Una richiesta che non sarebbe piaciuta agli americani tanto che Naimo, incontrandosi con Riina, ha espresso tutto il malumore degli statunitensi ed anche le proprie perplessità. “Così loro vogliono” sarebbe stata la risposta del Capo dei capi, senza specificare a chi si riferisse.

Secondo quanto riferito da Naimo il boss corleonese voleva uccidere Giuliani un quanto c'era l'intento di isolare Giovanni Falcone che, nel procuratore federale aveva trovato un alleato per contrastare i contatti fra la mafia siciliana e quella americana.
Proprio oggi al processo trattativa Stato-mafia sono stati depositati agli atti le dichiarazioni del collaboratore di giustizia assieme a quelle dell'altro pentito, Fabio Tranchina. Di entrambi i collaboratori di giustizia i pm hanno chiesto l’esame in aula. Tranchina, ex fedelissimo dei boss Filippo e Giuseppe Graviano, in particolare, ha rivelato ai magistrati le confidenze ricevute dai boss di Brancaccio dopo l’arresto di Totò Riina su impegni presi dalla mafia e sulle rassicurazioni ottenute dai clan in relazione a modifiche della legislazione antimafia. “Naimo, invece, – ha detto il pm Nino Di Matteo ai giudici – dovrà deporre sulle confidenze e sulle preoccupazioni di Nino Cinà nel periodo compreso tra le stragi del '92 e sui compiti affidatigli in quei mesi dai vertici di Cosa nostra”.

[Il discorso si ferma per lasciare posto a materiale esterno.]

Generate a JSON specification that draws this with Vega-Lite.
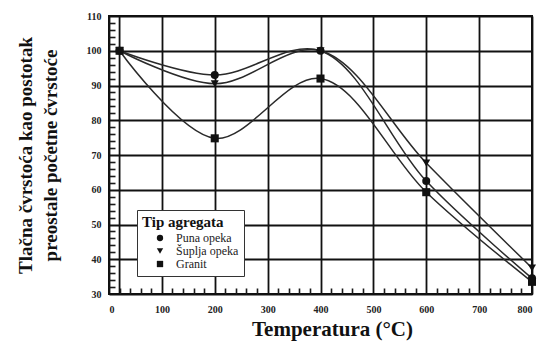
{
  "$schema": "https://vega.github.io/schema/vega-lite/v6.json",
  "width": 423,
  "height": 278,
  "autosize": {"type": "none"},
  "padding": {"left": 109, "top": 16, "right": 5, "bottom": 50},
  "background": "white",
  "config": {
    "view": {"stroke": "#111", "strokeWidth": 2},
    "font": "Liberation Serif"
  },
  "datasets": {
    "main": [
      {"temp": 20, "val": 100, "tip": "Puna opeka"},
      {"temp": 200, "val": 93, "tip": "Puna opeka"},
      {"temp": 400, "val": 100, "tip": "Puna opeka"},
      {"temp": 600, "val": 62.5, "tip": "Puna opeka"},
      {"temp": 800, "val": 34.5, "tip": "Puna opeka"},
      {"temp": 20, "val": 100, "tip": "Šuplja opeka"},
      {"temp": 200, "val": 90.5, "tip": "Šuplja opeka"},
      {"temp": 400, "val": 100, "tip": "Šuplja opeka"},
      {"temp": 600, "val": 67.7, "tip": "Šuplja opeka"},
      {"temp": 800, "val": 37.5, "tip": "Šuplja opeka"},
      {"temp": 20, "val": 100, "tip": "Granit"},
      {"temp": 200, "val": 74.8, "tip": "Granit"},
      {"temp": 400, "val": 92, "tip": "Granit"},
      {"temp": 600, "val": 59.3, "tip": "Granit"},
      {"temp": 800, "val": 33.5, "tip": "Granit"}
    ],
    "frame": [
      {"temp": 20, "val": 30},
      {"temp": 20, "val": 110}
    ]
  },
  "resolve": {"axis": {"x": "independent", "y": "independent"}},
  "layer": [
    {
      "data": {"name": "frame"},
      "mark": {"type": "line", "color": "#111", "strokeWidth": 1.8},
      "encoding": {
        "x": {
          "field": "temp", "type": "quantitative",
          "scale": {"domain": [0, 800], "nice": false},
          "axis": {
            "orient": "bottom", "offset": -6, "zindex": 2,
            "values": [20,40,60,80,120,140,160,180,220,240,260,280,320,340,360,380,420,440,460,480,520,540,560,580,620,640,660,680,720,740,760,780],
            "labels": false, "grid": false, "domain": false, "title": null,
            "ticks": true, "tickSize": 6, "tickColor": "#1a1a1a", "tickWidth": 1.6, "tickOpacity": 1
          }
        },
        "y": {
          "field": "val", "type": "quantitative",
          "scale": {"domain": [30, 110], "nice": false},
          "axis": {
            "orient": "left", "offset": -6, "zindex": 2,
            "values": [32,34,36,38,42,44,46,48,52,54,56,58,62,64,66,68,72,74,76,78,82,84,86,88,92,94,96,98,102,104,106,108],
            "labels": false, "grid": false, "domain": false, "title": null,
            "ticks": true, "tickSize": 6, "tickColor": "#1a1a1a", "tickWidth": 1.6, "tickOpacity": 1
          }
        }
      }
    },
    {
      "data": {"name": "main"},
      "mark": {"type": "line", "interpolate": "catmull-rom", "color": "#2a2a2a", "strokeWidth": 1.5},
      "encoding": {
        "x": {
          "field": "temp", "type": "quantitative",
          "scale": {"domain": [0, 800], "nice": false},
          "axis": {
            "orient": "bottom",
            "values": [0,100,200,300,400,500,600,700,800],
            "grid": true, "gridColor": "#111", "gridWidth": 1.8, "gridOpacity": 1,
            "ticks": false, "domain": false,
            "labelFont": "Liberation Serif", "labelFontSize": 10, "labelFontWeight": "bold", "labelColor": "#222",
            "labelPadding": 10,
            "title": "Temperatura (°C)", "titleFont": "Liberation Serif", "titleFontSize": 21,
            "titleFontWeight": "bold", "titleColor": "#111", "titlePadding": 4, "titleX": 223
          }
        },
        "y": {
          "field": "val", "type": "quantitative",
          "scale": {"domain": [30, 110], "nice": false},
          "axis": {
            "orient": "left",
            "values": [30,40,50,60,70,80,90,100,110],
            "grid": true, "gridColor": "#111", "gridWidth": 1.8, "gridOpacity": 1,
            "ticks": false, "domain": false,
            "labelFont": "Liberation Serif", "labelFontSize": 10, "labelFontWeight": "bold", "labelColor": "#222",
            "labelPadding": 8,
            "title": ["Tlačna čvrstoća kao postotak", "preostale početne čvrstoće"],
            "titleFont": "Liberation Serif", "titleFontSize": 19, "titleFontWeight": "bold",
            "titleColor": "#111", "titlePadding": 26, "titleLineHeight": 25
          }
        },
        "detail": {"field": "tip"}
      }
    },
    {
      "data": {"name": "main"},
      "mark": {"type": "point", "filled": true, "color": "#111", "opacity": 1, "size": 65},
      "encoding": {
        "x": {"field": "temp", "type": "quantitative", "scale": {"domain": [0, 800], "nice": false}, "axis": null},
        "y": {"field": "val", "type": "quantitative", "scale": {"domain": [30, 110], "nice": false}, "axis": null},
        "shape": {
          "field": "tip", "type": "nominal",
          "scale": {"domain": ["Puna opeka", "Šuplja opeka", "Granit"], "range": ["circle", "triangle-down", "square"]},
          "legend": {
            "orient": "none", "legendX": 28, "legendY": 194,
            "title": "Tip agregata",
            "titleFont": "Liberation Serif", "titleFontSize": 15, "titleFontWeight": "bold", "titleColor": "#111",
            "labelFont": "Liberation Serif", "labelFontSize": 12, "labelColor": "#222",
            "symbolFillColor": "#111", "symbolStrokeColor": "#111", "symbolSize": 40,
            "strokeColor": "#333", "fillColor": "white", "padding": 5,
            "rowPadding": 0, "labelOffset": 10, "symbolOffset": 12,
            "titlePadding": 2
          }
        }
      }
    }
  ]
}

Cinà gli avrebbe confidato la sua intenzione di lasciare la Sicilia in quanto schiacciato da un “peso insopportabile. Il peso, a suo dire, di tenere i contatti per conto della mafia con alcuni esponenti politici. A quel punto Riina avrebbe affidato a Naimo il compito di fare desistere Cinà dai suoi piani di fuga perché “i contatti politici dipendevano da lui (Cinà ndr), se si brucia siamo rovinati”.
Inoltre Naimo parla ai pm anche di un colloquio con Salvatore Biondino e Salvatore Biondo, avvenuto nel Natale del 1992, dove questi dissero che si “aspettavano qualcosa che avrebbe cambiato la situazione dei detenuti”.